[TowerTalk] earth anchors & screw-in anchors
Jim Lux
jimlux at earthlink.net
Wed Feb 26 11:00:21 EST 2003
At 01:00 PM 2/26/2003 -0500, Pete Smith wrote:
>At 11:57 AM 2/26/03 -0500, RICHARD BOYD wrote:
>>W3LPL uses a separate anchor for each individual guy wire. Just another
>>"data point."
>
>This is another point that makes tremendous good sense. Rohn seems to
>lean heavily, in their catalogue, toward bringing all of the guys on a
>given side to a common anchor, and then using an equalizer plate to
>transfer all the loads to a common anchor rod. Of course, if that rod
>were to fail, for whatever reason, the tower would be free to fall over
>like a tree.
>
>It seems to me that it would make good sense to attach at least the top
>set of guys from a tower to a separate anchor a bit further out. Doing so
>would tether the tower in the event of a failure of either guy anchor on a
>side, and might give you a chance to retrieve things. It would also give
>you the option of spreading the top guys a bit farther than the others, to
>ease stacking.
But, when you use multiple anchor points, you run the risk of not sharing
the load among the guys as intended. The relative tension in the guys will
change with their relative length, which changes with temperature. If you
have separate attachment points, you'd need to design each guy for more
(conceivably, all) load, or design some sort of load equalization into the
system (i.e. maybe the tower flexes a bit).

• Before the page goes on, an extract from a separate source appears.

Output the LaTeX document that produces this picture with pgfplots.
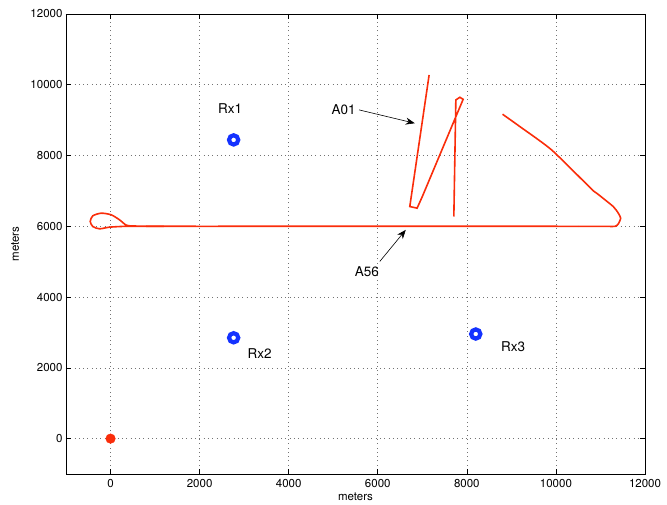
\documentclass[border=0pt]{standalone}
\usepackage{pgfplots}
\pgfplotsset{compat=1.18}
\usepackage{fontspec}
\setmainfont{TeX Gyre Heros}
\usetikzlibrary{arrows.meta}
\definecolor{trk}{RGB}{250,45,10}
\definecolor{rx}{RGB}{20,50,255}
\begin{document}
\begin{tikzpicture}
\begin{axis}[
  name=ax,
  scale only axis, width=579pt, height=460pt,
  xmin=-1000, xmax=12000, ymin=-1000, ymax=12000,
  xtick={0,2000,...,12000}, ytick={0,2000,...,12000},
  scaled ticks=false,
  /pgf/number format/1000 sep={},
  /pgf/number format/assume math mode=true,
  tick label style={font=\fontsize{11.5}{13}\selectfont},
  xticklabel style={yshift=-2pt},
  yticklabel style={xshift=0pt},
  tick align=inside, major tick length=5pt,
  tick style={black, line width=0.6pt},
  grid=major,
  major grid style={black!55, dash pattern=on 0.7pt off 3.6pt, line width=0.55pt},
  axis line style={line width=0.9pt},
  xlabel={meters}, ylabel={meters},
  label style={font=\fontsize{11.5}{13}\selectfont},
  xlabel style={at={(axis description cs:0.5,-0.049)}, anchor=center},
  ylabel style={at={(axis description cs:-0.088,0.5)}, anchor=center},
  clip=false,
]
% track: right turn, long east-west leg, loop at west end
\addplot[trk, line width=1.6pt, smooth, tension=0.35, no markers] coordinates {
  (8802,9167) (9191,8818) (9903,8159) (10802,7049) (10915,6936)
  (11288,6558) (11401,6370) (11454,6231) (11401,6070) (11326,5998)
  (11000,6000) (10500,6000)
};
\addplot[trk, line width=1.6pt, no markers] coordinates {
  (10500,6000) (6000,6002) (2000,6000) (800,6003)
};
\addplot[trk, line width=1.6pt, smooth, tension=0.45, no markers] coordinates {
  (800,6003) (500,6010) (352,6033) (202,6183) (15,6324) (-209,6371) (-398,6296)
  (-456,6136) (-398,5994) (-247,5929) (-22,5976) (352,6000) (800,6000) (1200,6000)
};
% A01 track
\addplot[trk, line width=1.6pt, no markers] coordinates {
  (7153,10277) (6719,6559) (6883,6513) (6950,6700) (7000,6840) (7917,9589)
  (7843,9646) (7753,9571) (7708,6277)
};
% receivers
\addplot[only marks, mark=o, mark size=4.6pt, mark options={draw=rx, line width=4.2pt}] coordinates {
  (2764,8442) (2764,2850) (8200,2956)
};
% origin
\addplot[only marks, mark=*, mark size=4.8pt, mark options={draw=trk, fill=trk}] coordinates {(0,0)};
% labels
\node[font=\fontsize{13.5}{15}\selectfont] at (axis cs:2685,9336) {Rx1};
\node[font=\fontsize{13.5}{15}\selectfont] at (axis cs:3348,2400) {Rx2};
\node[font=\fontsize{13.5}{15}\selectfont] at (axis cs:9040,2606) {Rx3};
\node[font=\fontsize{13.5}{15}\selectfont] at (axis cs:5236,9289) {A01};
\node[font=\fontsize{13.5}{15}\selectfont] at (axis cs:5753,4724) {A56};
\draw[line width=0.6pt, -{Stealth[length=9pt, width=7pt]}] (axis cs:5580,9290) -- (axis cs:6831,8913);
\draw[line width=0.6pt, -{Stealth[length=9pt, width=7pt]}] (axis cs:6045,5006) -- (axis cs:6629,5900);
\end{axis}
\pgfresetboundingbox
\path[use as bounding box] ([xshift=-66pt,yshift=-30pt]ax.south west) rectangle ([xshift=22pt,yshift=14pt]ax.north east);
\end{tikzpicture}
\end{document}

The same kinds of issues need to be dealt with if the guys have different
"spring constants", either because they are different lengths, or because
they are different materials.
There's an old engineering exercise where you have a steel piano wire and a
big rope in parallel supporting a weight. The piano wire is very stiff, so
takes all the load, and fails. Another exercise is the "welded gusset on
the bracket" that makes it weaker, because it stiffens it, and actually
increases the stress.
The Rohn approach is a good one, sort of following the "put all your eggs
in one basket, and then watch that basket very carefully"
philosophy. Design the one anchor with a huge margin and then hang
everything off of it. Of course, if you "cheat" and put an unreliable or
underspecified anchor in, then you've defeated the purpose.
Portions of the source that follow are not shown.